3. Societal Effects: Inequality, Power, and Trust
Concentration of Power
AI development favors scale. Training large models requires capital, data, and compute, concentrating power in a small number of global firms and cloud providers. Smaller companies and governments become dependent on external platforms, raising concerns about digital sovereignty and economic resilience.
Cultural and Cognitive Shifts
As AI systems generate text, images, music, and video at scale, the boundary between human and machine creativity blurs. This abundance challenges traditional notions of authorship, originality, and expertise. Trust becomes fragile: if any artifact can be synthetically produced, verification and provenance grow more important than production itself.
Social Contracts Under Strain
Modern societies are built around a labor-for-income contract. As AI weakens the link between human labor and economic output, this contract frays. Without mechanisms to redistribute productivity gains—through taxation, public investment, or new ownership models—social instability becomes a real risk.

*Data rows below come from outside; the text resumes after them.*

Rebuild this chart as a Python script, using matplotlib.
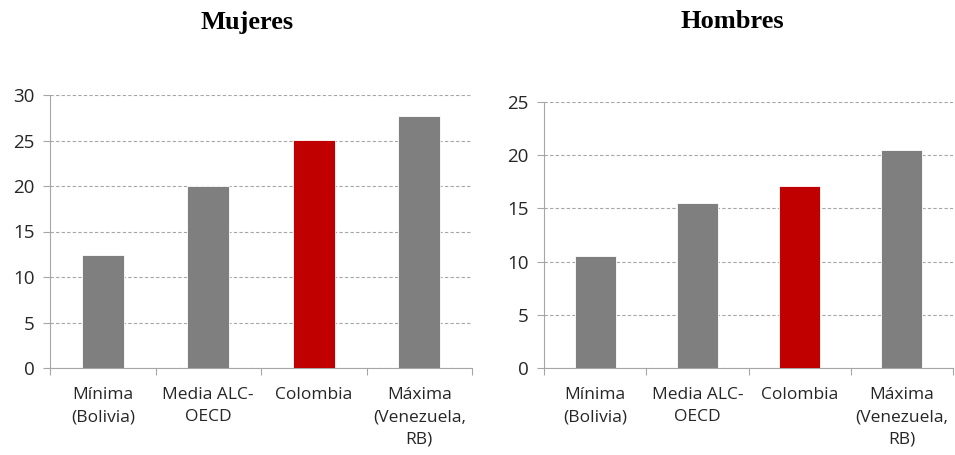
import matplotlib
matplotlib.use("Agg")
import matplotlib.pyplot as plt
import numpy as np

categories = ["Mínima\n(Bolivia)", "Media ALC-\nOECD", "Colombia", "Máxima\n(Venezuela,\nRB)"]
mujeres = [12.45, 20.0, 25.05, 27.7]
hombres = [10.5, 15.5, 17.1, 20.5]
bar_colors = ["#7f7f7f", "#7f7f7f", "#c00000", "#7f7f7f"]

fig = plt.figure(figsize=(9.55, 4.55), dpi=100)
W, H = 955, 455


def panel(rect, values, ymax, title, title_x):
    ax = fig.add_axes([rect[0] / W, 1 - rect[3] / H, (rect[2] - rect[0]) / W, (rect[3] - rect[1]) / H])
    x = np.arange(len(values))
    ax.bar(x, values, width=0.4, color=bar_colors, edgecolor="white", linewidth=0.6, zorder=3)
    ax.set_xlim(-0.5, len(values) - 0.5)
    ax.set_ylim(0, ymax)
    ax.set_yticks(np.arange(0, ymax + 1, 5))
    ax.yaxis.grid(True, linestyle=(0, (3, 2)), color="#a6a6a6", linewidth=0.8, zorder=0)
    ax.set_xticks(np.arange(-0.5, len(values), 1.0))
    ax.set_xticklabels([])
    ax.set_xticks(x, minor=True)
    ax.set_xticklabels(categories, minor=True, fontsize=12.5, family="Open Sans",
                       color="#262626", linespacing=1.5)
    ax.tick_params(axis="x", which="major", length=5, color="#a6a6a6", width=0.8)
    ax.tick_params(axis="x", which="minor", length=0, pad=14)
    ax.tick_params(axis="y", length=5, color="#a6a6a6", width=0.8, labelsize=13.5,
                   labelcolor="#262626", pad=6)
    for lab in ax.get_yticklabels():
        lab.set_family("Open Sans")
    for s in ["top", "right"]:
        ax.spines[s].set_visible(False)
    for s in ["left", "bottom"]:
        ax.spines[s].set_color("#a6a6a6")
        ax.spines[s].set_linewidth(0.8)
    fig.text(title_x / W, 1 - 22 / H, title, ha="center", va="center",
             fontsize=19, fontweight="bold", family="Liberation Serif")
    return ax


panel((50, 95, 472, 368), mujeres, 30, "Mujeres", 247)
panel((544, 102, 953, 368), hombres, 25, "Hombres", 732)

fig.savefig("out.png", dpi=100)
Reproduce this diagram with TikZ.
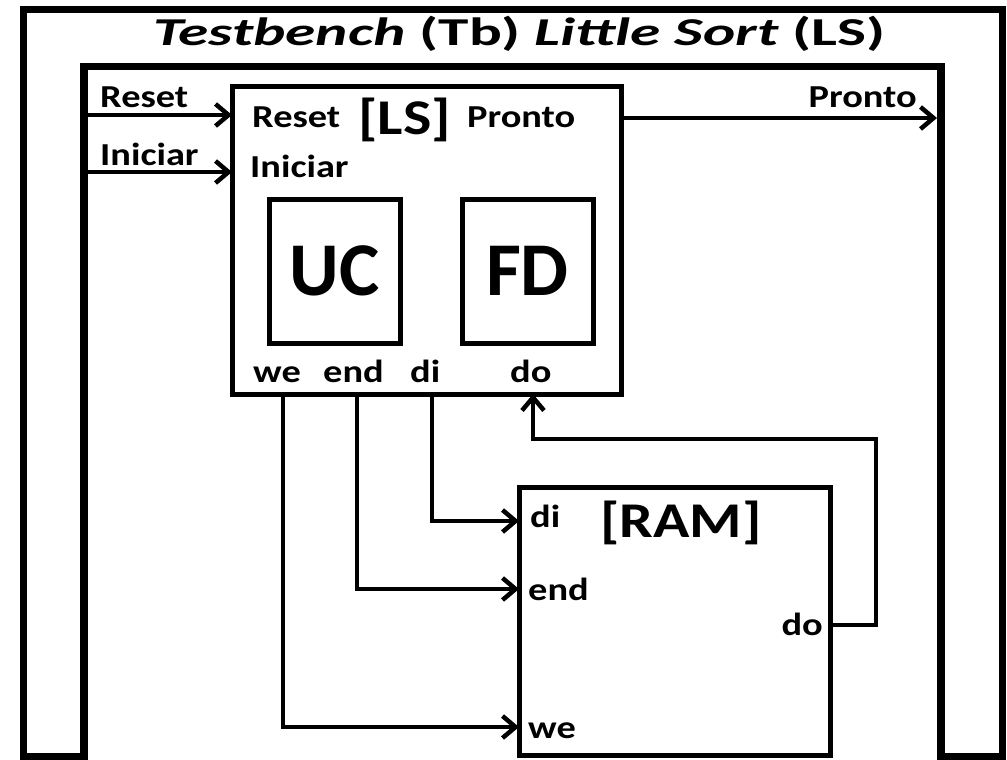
\documentclass[tikz,border=0pt]{standalone}
\usepackage{fontspec}
\setmainfont{Carlito}
\newfontfamily\lblfont{Carlito}[FakeStretch=1.2]
\newfontfamily\ttlfont{Carlito}[FakeStretch=1.55]
\usetikzlibrary{arrows.meta}

\tikzset{
  blk/.style={draw, line width=5pt, inner sep=0pt, outer sep=0pt},
  lbl/.style={font=\lblfont\bfseries\fontsize{32}{32}\selectfont, inner sep=0pt},
  big/.style={font=\lblfont\bfseries\fontsize{50}{50}\selectfont, inner sep=0pt},
  wire/.style={line width=4.5pt},
  sig/.style={wire, -{Straight Barb[length=13pt,width=22pt]}}
}

\begin{document}
\begin{tikzpicture}[x=1pt, y=-1pt, line join=miter]
\useasboundingbox (0,0) rectangle (1007,760);

% testbench frame
\draw[line width=7.5pt] (23.5,756.5) -- (23.5,9.5) -- (1002.5,9.5) -- (1002.5,756.5)
      -- (941,756.5) -- (941,66.5) -- (84,66.5) -- (84,756.5) -- cycle;
\node[anchor=base west, inner sep=0pt, font=\ttlfont\bfseries\fontsize{39.5}{40}\selectfont] (title) at (153,46)
  {\itshape Testbench \upshape(Tb) \itshape Little Sort \upshape(LS)};

% blocks
\node[blk, minimum width=389pt, minimum height=307pt] (ls) at (426.5,240.5) {};
\node[blk, minimum width=131pt, minimum height=144pt, font=\bfseries\fontsize{76}{76}\selectfont] (uc) at (334.5,271) {UC};
\node[blk, minimum width=131pt, minimum height=144pt, font=\bfseries\fontsize{76}{76}\selectfont] (fd) at (527.5,271) {FD};
\node[blk, minimum width=311pt, minimum height=268pt] (ram) at (674.5,621) {};

% labels of LS
\node[lbl, anchor=base west] (lsrst) at (252,128) {Reset};
\node[big, anchor=base west] (lsname) at (358,134) {[LS]};
\node[lbl, anchor=base west] (lspro) at (467,128) {Pronto};
\node[lbl, anchor=base west] (lsini) at (250,177) {Iniciar};
\node[lbl, anchor=base west] (lswe) at (253,382) {we};
\node[lbl, anchor=base west] (lsend) at (323,382) {end};
\node[lbl, anchor=base west] (lsdi) at (410,382) {di};
\node[lbl, anchor=base west] (lsdo) at (510,382) {do};

% labels of RAM
\node[lbl, anchor=base west] (ramdi) at (530,527) {di};
\node[big, anchor=base west] (ramname) at (600,537) {[RAM]};
\node[lbl, anchor=base west] (ramend) at (528,600) {end};
\node[lbl, anchor=base east] (ramdo) at (823,635) {do};
\node[lbl, anchor=base west] (ramwe) at (528,738) {we};

% testbench signals
\node[lbl, anchor=base west] (tbrst) at (100,107) {Reset};
\node[lbl, anchor=base west] (tbini) at (100,165) {Iniciar};
\node[lbl, anchor=base east] (tbpro) at (917,107) {Pronto};
\coordinate (rst) at (84,115);
\coordinate (ini) at (84,172);
\coordinate (pro) at (937,118);
\draw[sig] (rst) -- (rst -| ls.west);
\draw[sig] (ini) -- (ini -| ls.west);
\draw[sig] (pro -| ls.east) -- (pro);

% LS <-> RAM
\coordinate (we) at (283,727);
\coordinate (adr) at (357,589);
\coordinate (din) at (432,521);
\coordinate (dout) at (876,625);
\coordinate (back) at (533,439);
\draw[sig] (we |- ls.south) -- (we) -- (we -| ram.west);
\draw[sig] (adr |- ls.south) -- (adr) -- (adr -| ram.west);
\draw[sig] (din |- ls.south) -- (din) -- (din -| ram.west);
\draw[sig] (dout -| ram.east) -- (dout) |- (back) -- (back |- ls.south);
\end{tikzpicture}
\end{document}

4. Strategic Responses: What Comes Next
For businesses, resilience lies in:
- Owning differentiated data and distribution.
- Designing AI-native processes, not AI-assisted replicas.
- Treating workforce transition as a strategic investment, not a cost.
For governments and society, priorities include:
- Updating education and training for lifelong adaptability.
- Building governance frameworks that ensure transparency and accountability.
- Exploring new economic models—such as capital participation or universal dividends—to decouple human dignity from traditional employment.
Conclusion: A Structural Transition, Not a Passing Trend
AI is not just another productivity tool; it is a general-purpose technology reshaping the foundations of economic and social organization. For businesses, the challenge is to adapt before efficiency gains become existential threats. For society, the task is to ensure that intelligence abundance translates into shared prosperity rather than concentrated power.
The choices made in this decade—about ownership, governance, and distribution—will determine whether AI becomes a force for broad human advancement or a catalyst for deeper inequality.